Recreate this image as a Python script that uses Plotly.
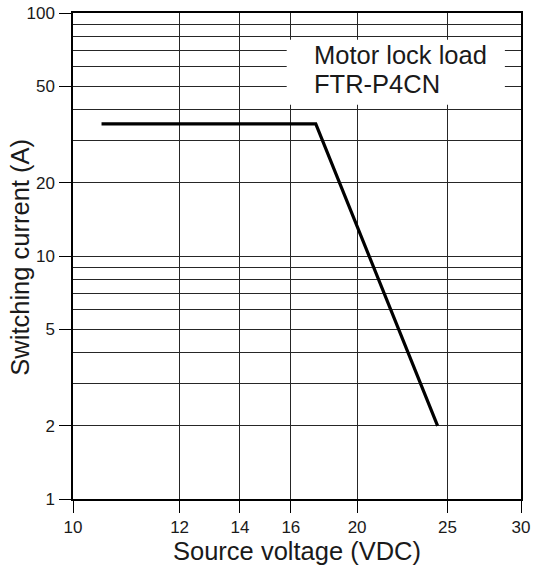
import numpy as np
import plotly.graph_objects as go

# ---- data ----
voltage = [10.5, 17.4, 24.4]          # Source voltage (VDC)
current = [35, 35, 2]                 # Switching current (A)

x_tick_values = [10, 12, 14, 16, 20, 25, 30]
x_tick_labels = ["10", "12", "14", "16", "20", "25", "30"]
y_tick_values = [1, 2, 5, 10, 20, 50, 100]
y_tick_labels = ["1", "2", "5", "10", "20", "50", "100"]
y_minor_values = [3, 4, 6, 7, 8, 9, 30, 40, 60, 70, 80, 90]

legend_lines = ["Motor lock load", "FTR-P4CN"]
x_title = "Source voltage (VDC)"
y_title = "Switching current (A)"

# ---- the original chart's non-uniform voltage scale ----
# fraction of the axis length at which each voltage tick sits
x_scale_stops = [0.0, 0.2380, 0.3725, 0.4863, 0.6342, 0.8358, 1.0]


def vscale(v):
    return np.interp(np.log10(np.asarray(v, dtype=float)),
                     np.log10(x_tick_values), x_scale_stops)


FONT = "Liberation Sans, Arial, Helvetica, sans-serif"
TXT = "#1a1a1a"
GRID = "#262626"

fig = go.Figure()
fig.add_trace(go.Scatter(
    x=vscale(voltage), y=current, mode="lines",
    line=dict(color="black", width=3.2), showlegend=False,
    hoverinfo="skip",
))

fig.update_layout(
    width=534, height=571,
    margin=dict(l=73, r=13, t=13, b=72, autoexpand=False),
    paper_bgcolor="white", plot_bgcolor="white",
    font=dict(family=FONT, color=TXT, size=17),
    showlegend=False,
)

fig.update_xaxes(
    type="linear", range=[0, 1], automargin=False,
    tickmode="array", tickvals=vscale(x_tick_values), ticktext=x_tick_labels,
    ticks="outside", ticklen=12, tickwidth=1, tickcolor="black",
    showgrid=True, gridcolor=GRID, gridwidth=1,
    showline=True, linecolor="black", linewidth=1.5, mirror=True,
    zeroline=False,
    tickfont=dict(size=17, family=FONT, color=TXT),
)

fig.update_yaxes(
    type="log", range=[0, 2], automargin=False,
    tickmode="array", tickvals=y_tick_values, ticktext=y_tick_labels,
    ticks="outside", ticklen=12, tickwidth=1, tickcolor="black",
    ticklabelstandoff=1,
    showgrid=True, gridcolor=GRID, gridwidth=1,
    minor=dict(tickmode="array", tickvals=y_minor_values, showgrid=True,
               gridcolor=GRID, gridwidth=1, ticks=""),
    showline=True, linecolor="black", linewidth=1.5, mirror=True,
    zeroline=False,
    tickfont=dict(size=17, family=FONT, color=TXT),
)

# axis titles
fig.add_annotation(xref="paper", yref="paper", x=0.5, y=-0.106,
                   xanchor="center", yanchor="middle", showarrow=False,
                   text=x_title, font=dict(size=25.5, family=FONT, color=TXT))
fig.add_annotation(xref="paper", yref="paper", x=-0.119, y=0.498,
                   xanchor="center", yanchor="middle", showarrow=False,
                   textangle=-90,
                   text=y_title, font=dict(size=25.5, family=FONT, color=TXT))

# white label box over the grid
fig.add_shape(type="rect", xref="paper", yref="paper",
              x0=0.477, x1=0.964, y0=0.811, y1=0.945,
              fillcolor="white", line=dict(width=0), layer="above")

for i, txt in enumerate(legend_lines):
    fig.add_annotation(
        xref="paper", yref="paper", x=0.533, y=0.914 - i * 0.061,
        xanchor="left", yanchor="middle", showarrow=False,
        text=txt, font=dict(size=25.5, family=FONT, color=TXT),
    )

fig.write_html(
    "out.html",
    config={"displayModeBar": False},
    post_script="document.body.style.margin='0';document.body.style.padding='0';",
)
★ ★ ★
▶ [What you are asked to do]
Leave out the pictures and repeat the lines from the start of the material through the line with "0.6342, 0.8358, 1.0]", inclusive.

▶ [Expected output]
Recreate this image as a Python script that uses Plotly.
import numpy as np
import plotly.graph_objects as go

# ---- data ----
voltage = [10.5, 17.4, 24.4]          # Source voltage (VDC)
current = [35, 35, 2]                 # Switching current (A)

x_tick_values = [10, 12, 14, 16, 20, 25, 30]
x_tick_labels = ["10", "12", "14", "16", "20", "25", "30"]
y_tick_values = [1, 2, 5, 10, 20, 50, 100]
y_tick_labels = ["1", "2", "5", "10", "20", "50", "100"]
y_minor_values = [3, 4, 6, 7, 8, 9, 30, 40, 60, 70, 80, 90]

legend_lines = ["Motor lock load", "FTR-P4CN"]
x_title = "Source voltage (VDC)"
y_title = "Switching current (A)"

# ---- the original chart's non-uniform voltage scale ----
# fraction of the axis length at which each voltage tick sits
x_scale_stops = [0.0, 0.2380, 0.3725, 0.4863, 0.6342, 0.8358, 1.0]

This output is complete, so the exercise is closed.